Friday 21 January 2011

Is Anger OK?

I suddenly thought about how my generation may be described (amongst other things) as perhaps a very angry generation. We see the things around us that are wrong, and we get angry about that. This is a good thing.

Lame example of a society's anger: the woman who put the cat in the wheelie bin. Look how much attention that got, and how viciously angry (rightfully in my opinion) we got as a nation.

But what about other things? What about the issues I feel are most pressing for our anger:
- hunger and poverty - sweatshops - inequality - restricting laws - corporations reigning control over everything - money being the motive behind any action - cruelty

There are plenty more things I'm sure, but these sprang to mind first.

In the past couple of years I have had to learn the very hard lessons about how life is not fair in the slightest, how humanity has bureaucratised every action to record and ultimately control it.
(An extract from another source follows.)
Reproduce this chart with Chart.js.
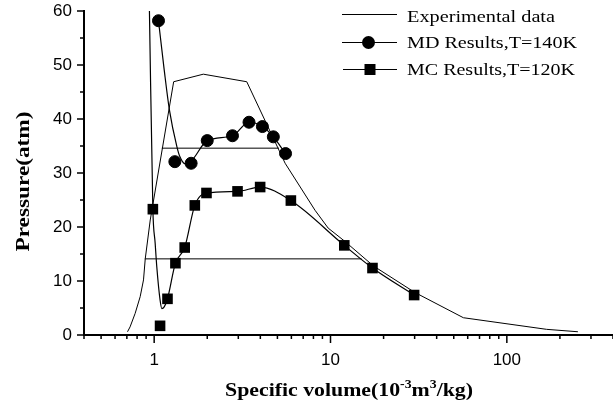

Right now you're on the internet, the biggest technological linking system in the world for free speech and communication. However everything else in life involves you having to be a number on a list, to surrender to terms and conditions, to be forced to have to pay companies for things you need to live. I understand to create and sustain a society there needs to be organisation and funding to make it work, but how come so many things get ballsed up?

For example, when we moved last November to here, our new agency wrote to the council telling them we were the new tenents and we needed to be charged council tax accordingly. Luckily I went down in person to check all was correct, and it turns out that although they had added us as the new occupiers of the flat, they had not realised that we were no longer at our old address, and so were going to charge us for both places! Imagine the hassle of having to get a refund on that...

But my complaint: can strong negative emotions actually get us anywhere helpful these days? By making a stand but not causing damage or breaking the law; by fighting the authorities but not getting ground down into dusty numbers to keep them tidy as our voice is filed along with everyone else's "feedback" and ultimately ignored; by keeping people having the stamina to carry the cause until it is fixed. How many of us have given to a charity, but only for a while? Or decided to avoid a certain company's business because we don't agree with how the operate? Or giving up something for a stand? I know I have done all of those.

But I am so tired. Weariness comes after anger. I couldn't afford my own keep, so I had to stop donating money regularly to charities. I could not afford to buy clothes from only reliable Fair Trade sources, or the products I needed were made by companies who perhaps practised unethical methods. I missed bacon.

I am only human. At least I get comfort in knowing God will help me whenever I get angry and He can help me really do something about it. Whatever that may be. I've got a while to find it.